Sedimentation rates and mixing depths have been estimated from the application of a two‐layer biodiffusion model to 210Pb profiles in sediment cores collected in the Laurentian Trough in the Estuary and Gulf of St. Lawrence. Sedimentation rates decrease exponentially with distance seaward from 0.70 cm yr−1 (0.47 g cm−2 yr−1) near the head of the Trough to 0.04 cm yr−1 (0.03 g cm−2 yr−1) in the Gulf of St. Lawrence. Mercury (Hg) sediment profiles exhibit subsurface maxima that decrease from concentrations of 0.6 ug g−1 near the entrance to the Saguenay Fjord to 0.04 µg g−1 in the central part of the Gulf.
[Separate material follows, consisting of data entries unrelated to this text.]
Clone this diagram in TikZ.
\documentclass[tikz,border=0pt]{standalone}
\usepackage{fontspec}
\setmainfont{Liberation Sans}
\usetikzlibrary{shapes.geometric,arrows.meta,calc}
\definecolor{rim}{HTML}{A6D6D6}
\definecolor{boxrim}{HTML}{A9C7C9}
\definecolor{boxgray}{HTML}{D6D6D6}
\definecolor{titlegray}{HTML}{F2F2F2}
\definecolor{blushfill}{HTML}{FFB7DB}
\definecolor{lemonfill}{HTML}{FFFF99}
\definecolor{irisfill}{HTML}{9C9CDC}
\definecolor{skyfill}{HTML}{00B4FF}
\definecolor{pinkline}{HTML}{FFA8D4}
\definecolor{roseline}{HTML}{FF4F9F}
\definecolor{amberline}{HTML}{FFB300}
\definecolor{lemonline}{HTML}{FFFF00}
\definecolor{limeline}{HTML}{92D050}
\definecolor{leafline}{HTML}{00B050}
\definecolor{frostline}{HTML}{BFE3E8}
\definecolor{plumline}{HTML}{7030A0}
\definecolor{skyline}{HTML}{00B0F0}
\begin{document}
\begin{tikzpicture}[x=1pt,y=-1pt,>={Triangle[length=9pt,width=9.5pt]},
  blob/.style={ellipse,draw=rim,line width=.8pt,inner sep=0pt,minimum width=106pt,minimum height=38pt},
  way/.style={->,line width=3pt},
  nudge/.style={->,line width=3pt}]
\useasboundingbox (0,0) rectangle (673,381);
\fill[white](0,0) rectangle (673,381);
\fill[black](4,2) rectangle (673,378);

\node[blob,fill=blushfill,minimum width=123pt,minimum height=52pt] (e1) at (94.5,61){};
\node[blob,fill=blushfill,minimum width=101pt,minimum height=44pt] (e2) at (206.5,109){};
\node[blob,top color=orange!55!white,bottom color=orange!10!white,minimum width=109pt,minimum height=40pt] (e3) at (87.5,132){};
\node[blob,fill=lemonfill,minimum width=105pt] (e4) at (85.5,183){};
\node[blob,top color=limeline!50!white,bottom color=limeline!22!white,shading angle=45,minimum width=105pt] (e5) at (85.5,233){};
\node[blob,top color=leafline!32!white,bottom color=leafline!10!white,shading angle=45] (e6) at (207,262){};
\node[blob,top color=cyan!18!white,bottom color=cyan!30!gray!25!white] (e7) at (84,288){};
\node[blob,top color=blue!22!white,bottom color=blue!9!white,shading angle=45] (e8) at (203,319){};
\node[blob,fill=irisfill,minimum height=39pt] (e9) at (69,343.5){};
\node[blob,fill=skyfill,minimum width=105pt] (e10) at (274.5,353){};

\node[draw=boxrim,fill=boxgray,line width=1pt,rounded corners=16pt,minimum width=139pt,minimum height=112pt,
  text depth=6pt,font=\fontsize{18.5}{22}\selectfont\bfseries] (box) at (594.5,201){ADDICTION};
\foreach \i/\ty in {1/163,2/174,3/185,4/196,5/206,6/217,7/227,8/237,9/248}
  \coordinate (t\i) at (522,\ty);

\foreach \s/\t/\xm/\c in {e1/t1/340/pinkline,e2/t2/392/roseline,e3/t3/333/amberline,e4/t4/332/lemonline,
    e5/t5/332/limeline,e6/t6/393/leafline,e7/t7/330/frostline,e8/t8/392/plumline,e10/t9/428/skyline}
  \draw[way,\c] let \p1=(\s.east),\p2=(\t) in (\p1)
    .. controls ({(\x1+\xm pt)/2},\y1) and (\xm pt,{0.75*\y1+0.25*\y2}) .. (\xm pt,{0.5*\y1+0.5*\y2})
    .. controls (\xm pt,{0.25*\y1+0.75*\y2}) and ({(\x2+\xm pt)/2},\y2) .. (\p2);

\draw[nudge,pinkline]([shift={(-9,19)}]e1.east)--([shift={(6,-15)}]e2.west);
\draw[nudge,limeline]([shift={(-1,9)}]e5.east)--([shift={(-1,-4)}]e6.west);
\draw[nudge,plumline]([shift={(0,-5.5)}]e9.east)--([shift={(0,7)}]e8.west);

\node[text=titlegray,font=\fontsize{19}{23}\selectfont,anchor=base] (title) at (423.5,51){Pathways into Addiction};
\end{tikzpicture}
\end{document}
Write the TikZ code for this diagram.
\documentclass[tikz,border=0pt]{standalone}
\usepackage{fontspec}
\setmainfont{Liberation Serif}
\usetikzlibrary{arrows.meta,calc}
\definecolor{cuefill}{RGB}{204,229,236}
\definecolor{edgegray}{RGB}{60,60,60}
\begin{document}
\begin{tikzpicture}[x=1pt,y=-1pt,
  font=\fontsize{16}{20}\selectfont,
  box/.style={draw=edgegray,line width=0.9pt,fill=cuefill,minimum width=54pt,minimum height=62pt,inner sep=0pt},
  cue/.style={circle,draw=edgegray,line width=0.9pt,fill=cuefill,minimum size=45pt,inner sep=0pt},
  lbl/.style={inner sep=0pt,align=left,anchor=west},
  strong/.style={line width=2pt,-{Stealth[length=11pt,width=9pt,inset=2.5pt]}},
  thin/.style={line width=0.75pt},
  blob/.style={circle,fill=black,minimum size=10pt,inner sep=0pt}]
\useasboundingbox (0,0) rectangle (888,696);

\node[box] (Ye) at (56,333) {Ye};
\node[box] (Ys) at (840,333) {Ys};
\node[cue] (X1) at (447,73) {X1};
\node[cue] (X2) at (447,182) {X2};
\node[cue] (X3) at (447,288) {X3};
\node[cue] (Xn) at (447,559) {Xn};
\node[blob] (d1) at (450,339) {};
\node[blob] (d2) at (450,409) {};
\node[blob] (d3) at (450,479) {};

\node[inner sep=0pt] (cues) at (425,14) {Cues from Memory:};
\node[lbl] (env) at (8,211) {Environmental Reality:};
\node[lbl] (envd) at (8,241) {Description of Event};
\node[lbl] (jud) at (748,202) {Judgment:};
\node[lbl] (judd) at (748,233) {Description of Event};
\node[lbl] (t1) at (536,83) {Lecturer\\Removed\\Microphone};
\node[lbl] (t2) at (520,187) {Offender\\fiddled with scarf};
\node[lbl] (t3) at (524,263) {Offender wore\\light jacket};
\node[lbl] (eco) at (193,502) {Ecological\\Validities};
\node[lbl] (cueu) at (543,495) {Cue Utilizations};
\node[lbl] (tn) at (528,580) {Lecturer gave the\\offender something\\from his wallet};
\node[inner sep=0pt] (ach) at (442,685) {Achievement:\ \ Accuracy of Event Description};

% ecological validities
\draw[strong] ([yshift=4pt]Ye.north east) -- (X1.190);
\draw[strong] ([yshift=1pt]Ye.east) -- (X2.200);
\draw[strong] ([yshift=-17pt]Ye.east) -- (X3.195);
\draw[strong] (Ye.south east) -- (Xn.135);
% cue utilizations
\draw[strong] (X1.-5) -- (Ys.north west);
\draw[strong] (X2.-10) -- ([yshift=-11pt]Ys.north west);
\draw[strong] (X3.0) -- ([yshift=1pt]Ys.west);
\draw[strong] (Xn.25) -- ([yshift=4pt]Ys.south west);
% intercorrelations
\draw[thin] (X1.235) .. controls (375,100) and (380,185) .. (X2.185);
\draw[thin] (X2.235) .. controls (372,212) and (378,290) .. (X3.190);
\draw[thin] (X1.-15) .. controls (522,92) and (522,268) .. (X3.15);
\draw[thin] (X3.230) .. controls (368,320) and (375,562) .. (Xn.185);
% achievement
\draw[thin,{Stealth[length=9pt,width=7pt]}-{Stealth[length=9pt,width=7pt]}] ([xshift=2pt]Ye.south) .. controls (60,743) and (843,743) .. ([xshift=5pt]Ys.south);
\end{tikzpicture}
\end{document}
Hg release data for a chloralkali plant on the Saguenay River were used as the input function for the biodiffusion model and provided accurate simulation of measured profiles when mixing was permitted to extend into the deep (>10 cm) sediment layer. Estimates of Hg sediment inventories indicate that 100–130 tonnes (t) of Hg have been retained within the sediments of the St. Lawrence Estuary, which, combined with an Hg inventory of 30 t estimated for the sediments of the Saguenay Fjord, approximately balance the 136 t of Hg released from the chloralkali plant since 1947. 137Cs and 239,240Pu sediment‐depth profiles were also simulated by the biodiffusion model using input functions based on atmospheric fallout modified by radionuclide transport through the St. Lawrence River drainage basin.